How does alternate splicing of a sodium channel gene generate diversity in neuronal signalling?

The human brain contains a staggeringly large number of nerve cells (neurons) that form networks of connections (synapses) with one another. These neuronal circuits control almost everything we do, including behaviours such as breathing, walking and learning. Diversity of behaviour is mirrored by the need for a similar degree of diversity of function of individual nerve cells. Thus, neurons differ in the target that they contact, the signalling chemicals (neurotransmitters) they release, and the way in which they are able to fire electrical action potentials that trigger release of their neurotransmitter(s). Indeed, the degree of diversity of these characteristics is likely orders of magnitude greater than the number of genes present in the genome and, as such, additional mechanisms are required. Recent research suggests that additional diversity is due, at least in part, to different protein products being produced from the same genes. Alternate splicing, as this is called, results in multiple related proteins being encoded within one gene. Each protein variant produced has the capability of conferring different properties to the neuron in which expression occurs. Although now established, it remains largely to be shown how splicing induces changes to neuron function. We use the fruitfly because it is very amenable to genetic analysis, the complete genome has been sequenced, and because it provides a simple model of the human nervous system. Our study will inform us how our own nerve cells are able to develop to have different properties from one another.

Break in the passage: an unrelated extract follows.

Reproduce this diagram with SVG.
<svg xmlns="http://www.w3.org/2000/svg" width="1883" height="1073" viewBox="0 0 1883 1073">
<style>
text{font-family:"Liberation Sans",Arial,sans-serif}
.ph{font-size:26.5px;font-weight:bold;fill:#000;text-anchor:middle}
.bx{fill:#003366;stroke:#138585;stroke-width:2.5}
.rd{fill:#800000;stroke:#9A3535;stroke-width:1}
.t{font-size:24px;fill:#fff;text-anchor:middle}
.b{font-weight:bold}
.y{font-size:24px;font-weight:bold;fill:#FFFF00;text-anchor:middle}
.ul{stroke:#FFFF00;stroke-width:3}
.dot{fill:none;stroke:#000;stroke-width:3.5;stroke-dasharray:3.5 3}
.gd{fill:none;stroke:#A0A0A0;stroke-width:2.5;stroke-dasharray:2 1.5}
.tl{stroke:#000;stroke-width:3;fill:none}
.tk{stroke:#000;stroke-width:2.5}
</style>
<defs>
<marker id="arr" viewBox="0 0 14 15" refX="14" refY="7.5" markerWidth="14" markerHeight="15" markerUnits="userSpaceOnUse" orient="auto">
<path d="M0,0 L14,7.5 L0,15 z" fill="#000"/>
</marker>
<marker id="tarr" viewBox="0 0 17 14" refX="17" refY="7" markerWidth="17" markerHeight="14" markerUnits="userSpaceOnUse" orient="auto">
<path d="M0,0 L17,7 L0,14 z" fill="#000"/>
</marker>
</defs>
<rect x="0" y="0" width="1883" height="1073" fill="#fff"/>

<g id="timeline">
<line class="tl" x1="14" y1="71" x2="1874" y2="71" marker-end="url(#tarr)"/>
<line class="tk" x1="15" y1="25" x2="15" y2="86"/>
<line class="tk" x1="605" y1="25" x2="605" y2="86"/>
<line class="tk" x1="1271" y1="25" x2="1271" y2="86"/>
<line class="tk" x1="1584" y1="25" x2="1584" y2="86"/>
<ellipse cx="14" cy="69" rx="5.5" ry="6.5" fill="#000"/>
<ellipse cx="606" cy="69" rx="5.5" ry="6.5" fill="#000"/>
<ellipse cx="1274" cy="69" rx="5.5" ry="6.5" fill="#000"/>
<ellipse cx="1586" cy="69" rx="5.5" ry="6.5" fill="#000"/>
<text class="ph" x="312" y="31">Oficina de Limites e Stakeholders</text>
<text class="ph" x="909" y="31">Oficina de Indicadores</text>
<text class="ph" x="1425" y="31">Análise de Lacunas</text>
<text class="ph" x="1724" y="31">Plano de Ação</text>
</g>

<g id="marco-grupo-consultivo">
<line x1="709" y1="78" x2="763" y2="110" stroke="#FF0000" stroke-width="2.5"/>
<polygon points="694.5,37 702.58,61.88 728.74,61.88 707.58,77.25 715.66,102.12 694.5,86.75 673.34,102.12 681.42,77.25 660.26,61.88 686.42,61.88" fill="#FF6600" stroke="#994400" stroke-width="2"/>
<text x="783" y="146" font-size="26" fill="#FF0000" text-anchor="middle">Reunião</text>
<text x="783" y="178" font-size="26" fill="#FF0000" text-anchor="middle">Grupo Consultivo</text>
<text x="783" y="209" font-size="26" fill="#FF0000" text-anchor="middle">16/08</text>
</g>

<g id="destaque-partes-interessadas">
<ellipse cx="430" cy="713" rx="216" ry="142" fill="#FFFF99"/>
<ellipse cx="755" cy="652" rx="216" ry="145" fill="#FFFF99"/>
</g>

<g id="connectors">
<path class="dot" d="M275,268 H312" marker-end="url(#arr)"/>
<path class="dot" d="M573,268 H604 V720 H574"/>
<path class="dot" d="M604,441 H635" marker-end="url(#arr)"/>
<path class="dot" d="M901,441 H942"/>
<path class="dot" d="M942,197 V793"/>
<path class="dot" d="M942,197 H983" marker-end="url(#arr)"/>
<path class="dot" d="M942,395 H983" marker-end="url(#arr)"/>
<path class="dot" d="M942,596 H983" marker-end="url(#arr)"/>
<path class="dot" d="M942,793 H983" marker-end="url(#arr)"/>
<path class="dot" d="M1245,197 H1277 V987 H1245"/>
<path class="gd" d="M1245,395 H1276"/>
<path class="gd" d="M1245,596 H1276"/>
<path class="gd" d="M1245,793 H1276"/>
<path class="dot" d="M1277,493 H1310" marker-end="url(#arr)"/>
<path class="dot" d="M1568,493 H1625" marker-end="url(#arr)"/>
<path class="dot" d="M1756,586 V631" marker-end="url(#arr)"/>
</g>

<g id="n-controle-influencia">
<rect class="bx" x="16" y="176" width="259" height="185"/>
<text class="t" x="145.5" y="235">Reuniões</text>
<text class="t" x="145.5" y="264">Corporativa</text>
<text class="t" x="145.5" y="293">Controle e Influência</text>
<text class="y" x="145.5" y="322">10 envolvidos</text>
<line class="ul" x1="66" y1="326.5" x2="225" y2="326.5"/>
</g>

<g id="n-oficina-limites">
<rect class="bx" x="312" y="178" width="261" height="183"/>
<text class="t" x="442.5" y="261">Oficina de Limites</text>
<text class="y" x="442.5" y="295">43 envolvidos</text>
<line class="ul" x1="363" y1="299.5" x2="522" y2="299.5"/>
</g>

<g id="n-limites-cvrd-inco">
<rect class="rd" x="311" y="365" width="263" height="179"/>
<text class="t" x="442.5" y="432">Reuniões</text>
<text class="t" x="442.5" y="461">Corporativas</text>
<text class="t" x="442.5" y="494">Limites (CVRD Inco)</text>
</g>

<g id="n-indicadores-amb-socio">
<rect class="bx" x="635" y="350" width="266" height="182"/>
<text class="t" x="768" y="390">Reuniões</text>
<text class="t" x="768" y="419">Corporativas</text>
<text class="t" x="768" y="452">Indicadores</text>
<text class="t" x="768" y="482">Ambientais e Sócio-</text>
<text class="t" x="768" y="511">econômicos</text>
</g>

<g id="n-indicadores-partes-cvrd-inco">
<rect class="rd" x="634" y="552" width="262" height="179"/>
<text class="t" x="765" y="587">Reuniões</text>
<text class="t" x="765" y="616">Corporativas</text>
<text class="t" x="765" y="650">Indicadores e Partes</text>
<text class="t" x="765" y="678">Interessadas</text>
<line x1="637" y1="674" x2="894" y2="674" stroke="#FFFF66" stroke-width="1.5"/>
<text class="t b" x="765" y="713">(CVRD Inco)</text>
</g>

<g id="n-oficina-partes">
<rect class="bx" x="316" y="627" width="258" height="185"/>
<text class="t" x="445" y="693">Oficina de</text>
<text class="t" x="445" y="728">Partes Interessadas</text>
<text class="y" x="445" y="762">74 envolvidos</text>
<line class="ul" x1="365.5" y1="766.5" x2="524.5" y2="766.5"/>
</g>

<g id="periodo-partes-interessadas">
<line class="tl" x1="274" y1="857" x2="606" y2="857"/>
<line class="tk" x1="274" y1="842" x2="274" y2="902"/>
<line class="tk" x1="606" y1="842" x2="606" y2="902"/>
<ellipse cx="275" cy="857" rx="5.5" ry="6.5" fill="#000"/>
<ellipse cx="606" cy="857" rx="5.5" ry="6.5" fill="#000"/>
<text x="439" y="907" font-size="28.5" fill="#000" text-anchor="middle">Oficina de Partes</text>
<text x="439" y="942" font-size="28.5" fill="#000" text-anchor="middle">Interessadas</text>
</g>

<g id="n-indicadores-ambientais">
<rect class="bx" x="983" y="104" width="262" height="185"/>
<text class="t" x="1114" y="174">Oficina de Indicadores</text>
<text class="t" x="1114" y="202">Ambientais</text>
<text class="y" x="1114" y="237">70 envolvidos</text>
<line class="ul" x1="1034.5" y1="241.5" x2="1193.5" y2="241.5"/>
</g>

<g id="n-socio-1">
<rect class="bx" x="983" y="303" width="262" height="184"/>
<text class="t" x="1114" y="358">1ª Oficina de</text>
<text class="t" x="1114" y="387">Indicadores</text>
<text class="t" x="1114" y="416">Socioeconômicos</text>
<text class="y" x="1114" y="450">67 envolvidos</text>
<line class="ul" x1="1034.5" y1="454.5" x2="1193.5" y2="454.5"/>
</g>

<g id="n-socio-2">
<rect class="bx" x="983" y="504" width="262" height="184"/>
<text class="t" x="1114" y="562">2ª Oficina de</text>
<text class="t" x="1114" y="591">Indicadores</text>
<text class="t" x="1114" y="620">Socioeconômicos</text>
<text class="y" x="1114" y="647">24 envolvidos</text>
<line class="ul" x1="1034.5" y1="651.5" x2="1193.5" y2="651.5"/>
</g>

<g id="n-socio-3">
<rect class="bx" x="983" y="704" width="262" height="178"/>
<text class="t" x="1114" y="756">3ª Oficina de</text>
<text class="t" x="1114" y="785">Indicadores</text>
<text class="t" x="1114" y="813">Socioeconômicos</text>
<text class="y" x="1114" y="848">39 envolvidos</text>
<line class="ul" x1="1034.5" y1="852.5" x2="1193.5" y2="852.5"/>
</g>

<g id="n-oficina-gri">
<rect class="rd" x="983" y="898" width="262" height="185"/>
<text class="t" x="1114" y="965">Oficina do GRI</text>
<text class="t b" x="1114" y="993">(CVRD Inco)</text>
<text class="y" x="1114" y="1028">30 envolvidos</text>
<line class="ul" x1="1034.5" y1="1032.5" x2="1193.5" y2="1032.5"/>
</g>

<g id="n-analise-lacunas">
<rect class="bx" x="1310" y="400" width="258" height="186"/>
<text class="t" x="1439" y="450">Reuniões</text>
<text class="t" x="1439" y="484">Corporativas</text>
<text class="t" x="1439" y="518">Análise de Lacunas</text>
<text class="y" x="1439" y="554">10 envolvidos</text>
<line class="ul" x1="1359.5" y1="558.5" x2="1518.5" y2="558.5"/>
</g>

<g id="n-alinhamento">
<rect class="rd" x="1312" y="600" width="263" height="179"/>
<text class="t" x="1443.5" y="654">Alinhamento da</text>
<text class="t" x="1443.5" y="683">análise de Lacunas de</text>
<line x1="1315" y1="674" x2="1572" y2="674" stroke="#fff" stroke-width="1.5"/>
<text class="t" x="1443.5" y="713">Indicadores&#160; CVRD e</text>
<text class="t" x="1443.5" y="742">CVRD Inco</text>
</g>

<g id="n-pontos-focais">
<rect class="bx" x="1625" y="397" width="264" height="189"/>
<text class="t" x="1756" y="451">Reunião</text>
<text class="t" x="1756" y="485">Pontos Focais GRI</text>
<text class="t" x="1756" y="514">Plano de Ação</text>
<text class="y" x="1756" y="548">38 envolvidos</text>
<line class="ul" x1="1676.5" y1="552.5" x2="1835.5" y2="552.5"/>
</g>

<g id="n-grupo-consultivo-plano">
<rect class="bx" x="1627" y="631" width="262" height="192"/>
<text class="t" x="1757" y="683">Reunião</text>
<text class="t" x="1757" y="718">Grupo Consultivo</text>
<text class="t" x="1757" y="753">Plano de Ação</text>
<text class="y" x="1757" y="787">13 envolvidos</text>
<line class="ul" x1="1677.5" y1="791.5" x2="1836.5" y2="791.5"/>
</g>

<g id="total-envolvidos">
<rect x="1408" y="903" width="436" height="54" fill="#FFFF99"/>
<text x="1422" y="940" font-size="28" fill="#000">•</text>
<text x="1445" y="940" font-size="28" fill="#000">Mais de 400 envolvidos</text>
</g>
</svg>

To function correctly, developing neurons must acquire a characteristic mix of voltage-gated ion channels to allow appropriate integration of synaptic excitation and action potential firing. We now know that the extensive diversity that exists in neuronal signalling exceeds that observed in the genome. Thus, additional mechanisms are required. One such mechanism is splicing. Through such mechanisms, single genes can produce up to thousands of related transcripts that encode channels with subtle differences in function; differences that translate to diversity in action potential firing. Although now well understood, the ways in which splicing contributes to modification of channel activity remains poor. The Na+ current present in Drosophila neurons is encoded by paralytic and we have identified multiple splice variants of this gene that results in channels with differing functional properties. The question remains as to how each variant contributes to neuronal signalling. This study will identify the spatial distribution of differing splice variants of this important gene and will correlate this with the signalling properties of those neurons shown to contain different spliced variants. Moreover, we will determine how splicing affects channel function. Primarily we will concentrate on two more probable mechanisms; first the possibility that splicing changes protein-protein interactions of the paralytic channel with other cofactors. Second, we will model the consequence to overall structure of the paralytic channel protein due to inclusion of alternately spliced exons. The information provided will represent one of the most detailed investigations of how regulated splicing underlies the emergence of appropriate behaviour in a developing organism.